Today’s readings show us two opposite responses to the temptation to be “like gods” (Genesis 3:5). Our first parents gave in to the serpent’s allure, but Jesus didn’t. He did what we could not do. Facing every temptation that we face, he clung to his Father and remained free from sin.
Sin is appealing, isn’t it? It’s also incredibly deceptive, passing itself off as harmless and maybe even good for us. Imagine how the for- bidden fruit must have appeared to Eve—“good for food and pleasing to the eyes, and . . . desirable for gaining wisdom” (Genesis 3:6). But that doesn’t mean fighting temptation is a hopeless cause. This Lent is a time when our lives can change.
What temptations oppress you the most? A tendency toward irritation or resentment? Selfishness? Jealousy? Choose one, and decide to make some headway in just this one area this Lent.

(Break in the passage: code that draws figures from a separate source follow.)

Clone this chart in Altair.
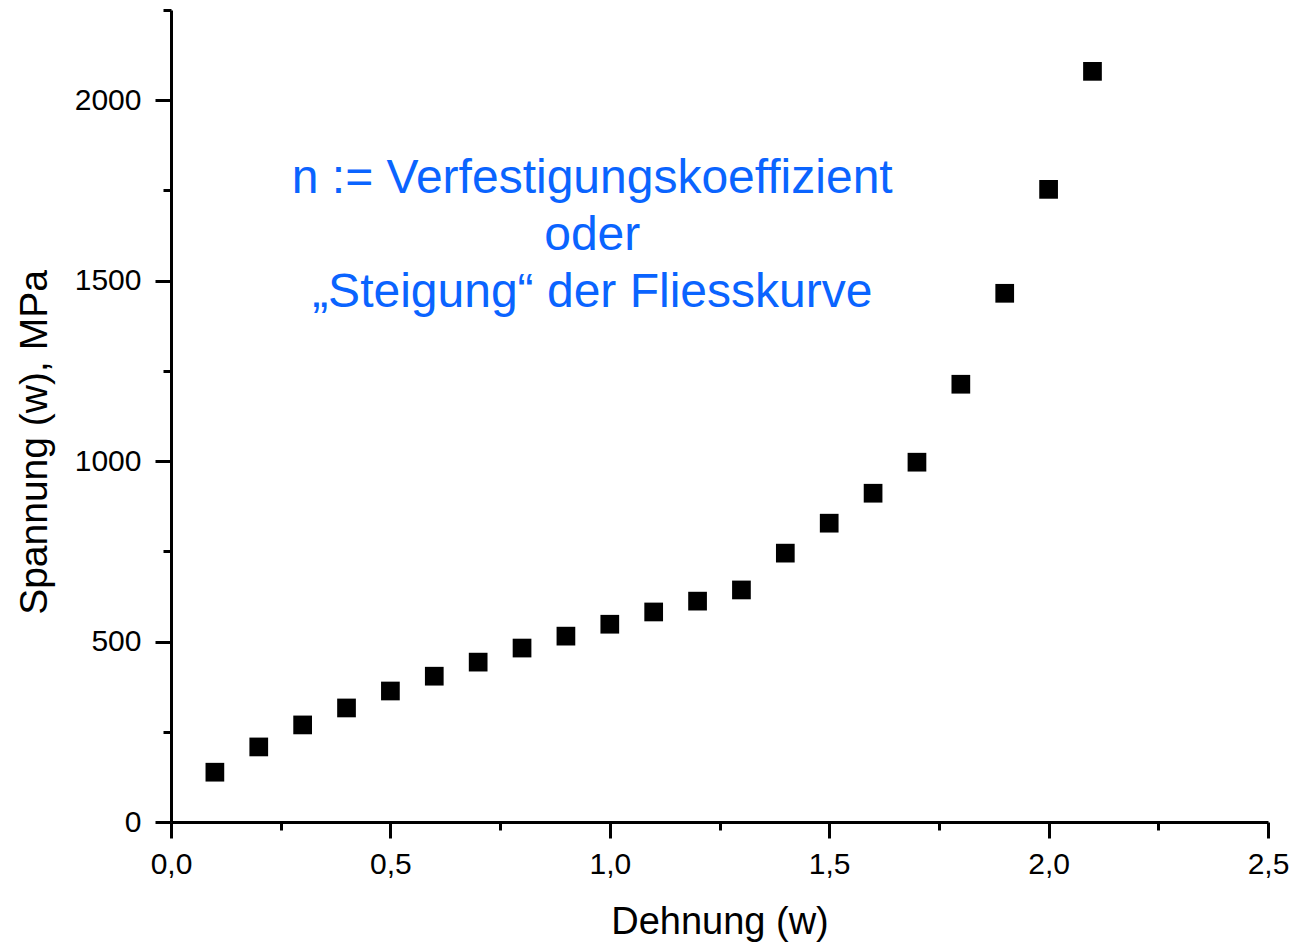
import altair as alt
import pandas as pd

# Fliesskurve: Dehnung vs. Spannung
dehnung = [0.1, 0.2, 0.3, 0.4, 0.5, 0.6, 0.7, 0.8, 0.9, 1.0, 1.1,
           1.2, 1.3, 1.4, 1.5, 1.6, 1.7, 1.8, 1.9, 2.0, 2.1]
spannung = [138, 208, 269, 316, 363, 404, 443, 482, 515, 548, 582,
            612, 643, 745, 828, 911, 997, 1213, 1465, 1753, 2080]

x_major = [0.0, 0.5, 1.0, 1.5, 2.0, 2.5]
x_minor = [0.25, 0.75, 1.25, 1.75, 2.25]
y_major = [0, 500, 1000, 1500, 2000]
y_minor = [250, 750, 1250, 1750, 2250]

note = ["n := Verfestigungskoeffizient", "oder", "\u201eSteigung\u201c der Fliesskurve"]

df = pd.DataFrame({"Dehnung": dehnung, "Spannung": spannung})

FONT = "Liberation Sans"
xs = alt.Scale(domain=[0, 2.5], nice=False, zero=False)
ys = alt.Scale(domain=[0, 2250], nice=False)

points = alt.Chart(df).mark_point(
    shape="square", filled=True, color="black", opacity=1, size=350
).encode(
    x=alt.X("Dehnung:Q", scale=xs, axis=alt.Axis(
        values=x_major, title="Dehnung (w)", tickSize=16, tickWidth=3,
        domainWidth=3, domainColor="black", tickColor="black",
        labelFont=FONT, labelFontSize=30, labelColor="black", labelPadding=11,
        labelExpr="replace(format(datum.value, '.1f'), '.', ',')",
        titleFont=FONT, titleFontSize=38, titleFontWeight="normal",
        titleColor="black", titlePadding=24, grid=False, labelFlush=False)),
    y=alt.Y("Spannung:Q", scale=ys, axis=alt.Axis(
        values=y_major, title="Spannung (w), MPa", tickSize=16, tickWidth=3,
        domainWidth=3, domainColor="black", tickColor="black",
        labelFont=FONT, labelFontSize=30, labelColor="black", labelPadding=14,
        format="d", titleFont=FONT, titleFontSize=39, titleFontWeight="normal",
        titleColor="black", titlePadding=20, titleY=432, grid=False,
        labelFlush=False)),
)

# second pair of axes carrying the short minor ticks
minor = alt.Chart(df).mark_point(opacity=0).encode(
    x=alt.X("Dehnung:Q", scale=xs, axis=alt.Axis(
        orient="bottom", values=x_minor, labels=False, title=None,
        domain=False, tickSize=8, tickWidth=3, tickColor="black", grid=False)),
    y=alt.Y("Spannung:Q", scale=ys, axis=alt.Axis(
        orient="left", values=y_minor, labels=False, title=None,
        domain=False, tickSize=8, tickWidth=3, tickColor="black", grid=False)),
)

label = alt.Chart(pd.DataFrame({"t": [note]})).mark_text(
    font=FONT, fontSize=48, color="#0A64FF", align="center",
    baseline="alphabetic", lineHeight=57,
).encode(
    x=alt.XDatum(0.96, scale=xs, axis=None),
    y=alt.YDatum(1742, scale=ys, axis=None),
    text="t:N",
)

chart = alt.layer(points, minor, label).resolve_axis(
    x="independent", y="independent"
).properties(
    width=1097, height=812,
    background="white",
    autosize=alt.AutoSizeParams(type="none"),
    padding={"left": 171, "top": 10, "right": 25, "bottom": 127},
).configure_view(strokeWidth=0, stroke="transparent")

chart.save("out.html", embed_options={"renderer": "svg", "actions": False})
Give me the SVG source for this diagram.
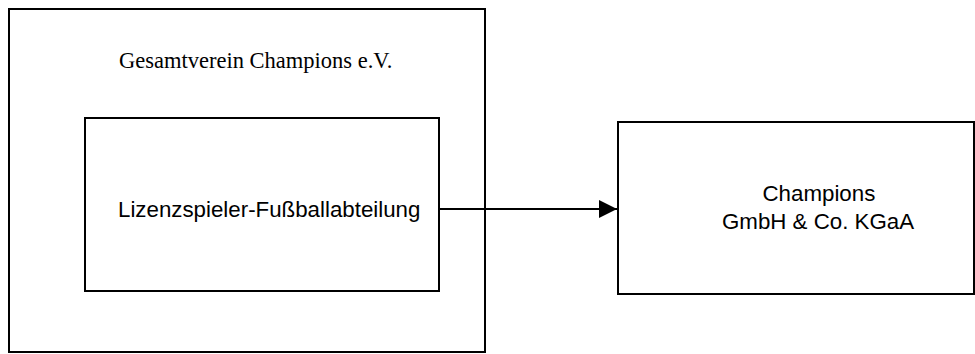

Here’s one of the best ways to do it: think about Jesus in the wilderness, battling hunger and the nagging voice of Satan. Each time he was tempted, Jesus turned to his Father in prayer, even when it was a great effort, even when the truths he clung to felt distant. And his Father didn’t abandon him!
God never turns away from us either. He is always ready to help. That’s why Lent is such a vital time. It’s our chance to change directions and cling to the Lord and his word. It’s our chance to say no to the temptations and turn back to our heavenly Father.
When you do this, it will make a difference in your relationship with God. But it will also change the world. Think about the ripple effects of millions of people turning away from the snares of the devil and welcoming God more deeply into their lives! Come Easter, families will be stronger, and faith will be deeper.